Being able to preserve all input is much more important than any theoretical concerns about additional bound checking performance.

kazinator · on June 27, 2022

> surrogates not being part of valid Unicode strings is certainly a better course of action than UTF-16 being unable to represent certain Unicode strings.

I'm okay with people not being able to paste emojis into the Windows port of an application; get yourself a better OS whose wide characters are 32 bits.

The Basic Multilingual Plane is good enough for business purposes in the developed world.

Surrogates are just some nonsense for Windows and some languages that start with J.

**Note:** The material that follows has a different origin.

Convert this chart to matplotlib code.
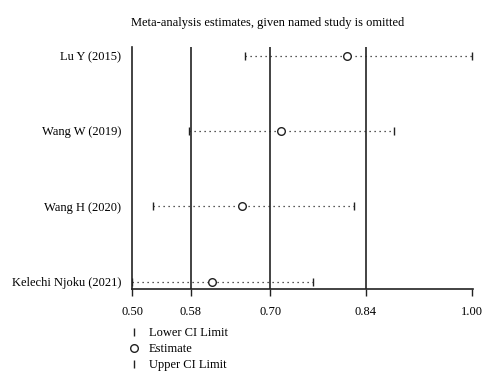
import matplotlib
matplotlib.use("Agg")
import matplotlib.pyplot as plt
from matplotlib.lines import Line2D

studies = ["Lu Y (2015)", "Wang W (2019)", "Wang H (2020)", "Kelechi Njoku (2021)"]
estimate = [0.812, 0.715, 0.659, 0.615]
lower = [0.663, 0.580, 0.528, 0.497]
upper = [0.996, 0.881, 0.823, 0.762]

overall_lower = 0.583
overall_est = 0.700
overall_upper = 0.840
xtick_values = [0.497, 0.583, 0.700, 0.840, 0.996]
xtick_labels = ["0.50", "0.58", "0.70", "0.84", "1.00"]
title = "Meta-analysis estimates, given named study is omitted"
legend_labels = ["Lower CI Limit", "Estimate", "Upper CI Limit"]

plt.rcParams['font.family'] = ['Liberation Serif', 'DejaVu Serif']
fig = plt.figure(figsize=(5.0, 3.88), dpi=100)
ax = fig.add_axes([0.264, 0.255, 0.681, 0.624])

n = len(studies)
ys = list(range(n, 0, -1))
col = '#222222'

for y, lo, est, up in zip(ys, lower, estimate, upper):
    ax.plot([lo, up], [y, y], ls=(0, (1, 3)), color=col, lw=0.9, zorder=2)
    ax.plot([lo], [y], marker='|', color=col, ms=6, mew=1.0, ls='none', zorder=3)
    ax.plot([up], [y], marker='|', color=col, ms=6, mew=1.0, ls='none', zorder=3)
    ax.plot([est], [y], marker='o', mfc='white', mec=col, ms=5.5, mew=1.0, ls='none', zorder=4)

for v in [overall_lower, overall_est, overall_upper]:
    ax.axvline(v, color=col, lw=1.2, zorder=1)

ax.set_xlim(xtick_values[0], xtick_values[-1] + 0.0005)
ax.set_ylim(1 - 0.097, n + 0.115)
ax.set_xticks(xtick_values)
ax.set_xticklabels(xtick_labels, fontsize=9)
ax.set_yticks(ys)
ax.set_yticklabels(studies, fontsize=9)
ax.tick_params(axis='y', length=0, pad=8)
ax.tick_params(axis='x', length=5, width=1.0, color=col, pad=7)
for s in ['top', 'right']:
    ax.spines[s].set_visible(False)
for s in ['left', 'bottom']:
    ax.spines[s].set_color(col)
    ax.spines[s].set_linewidth(1.2)

fig.text(0.535, 0.94, title, ha='center', va='center', fontsize=9)

handles = [
    Line2D([], [], marker='|', color=col, ls='none', ms=6, mew=1.0),
    Line2D([], [], marker='o', mfc='white', mec=col, ls='none', ms=5.5, mew=1.0),
    Line2D([], [], marker='|', color=col, ls='none', ms=6, mew=1.0),
]
fig.legend(handles, legend_labels, loc='upper left', bbox_to_anchor=(0.255, 0.156),
           frameon=False, fontsize=9, handlelength=1.0, handletextpad=0.7,
           labelspacing=0.32, borderaxespad=0, borderpad=0)

fig.savefig("out.png", dpi=100)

kazinator · on June 27, 2022

> UTF-8 should only concern itself with encoding arbitrary 24-bit integers

I mostly agree, but situations in which there are two or more ways to encode the same integer should use a canonical representation; so that is to say, it is well and good that overlong forms are banned in UTF-8.

So there is the rub; those pesky surrogate pairs create the same problem: a pair of code is used to produce a single character. When you're converting to UTF-8, a valid surrogate pair which encodes a character should just produce that character, and not the individual codes. The separate characters are kind of like an overlong form.

If a surrogate occurs by itself, though, and not part of a pair, that means the original string is not valid Unicode. That is the case here with the "\udead" string.

The choices are: encode that U+DEAD code point into UTF-8, thereby punting the problem to whoever/whatever decodes it, or else flag it here.

account42 · on June 28, 2022

Overlong forms would break a lot of useful properties of UTF-8 that rely on the encoding being unique, most important of all perhaps being compatibility with ASCII tools.

Surrogates however have only one encoding (except for overlong forms) so this is not the same problem at all. You could say there is a disambiguity with decoding matching surrogate pairs in WTF-16 but this is a WTF-16 issue and would not exist if "UTF-16" would not have been built by requiring to carve out unicode code points.

> The choices are: encode that U+DEAD code point into UTF-8, thereby punting the problem to whoever/whatever decodes it, or else flag it here.

And encoding it in WTF-8 is the better choice because it retains more information, allowing you to perfectly round trip back to original WTF-16 string. But either way, handling unmatched surrogate pairs is not really a concern of the UTF-8/WTF-8 encoding (they are just code points as far as it is concerned) but of the UTF-16/WTF-16 decoding.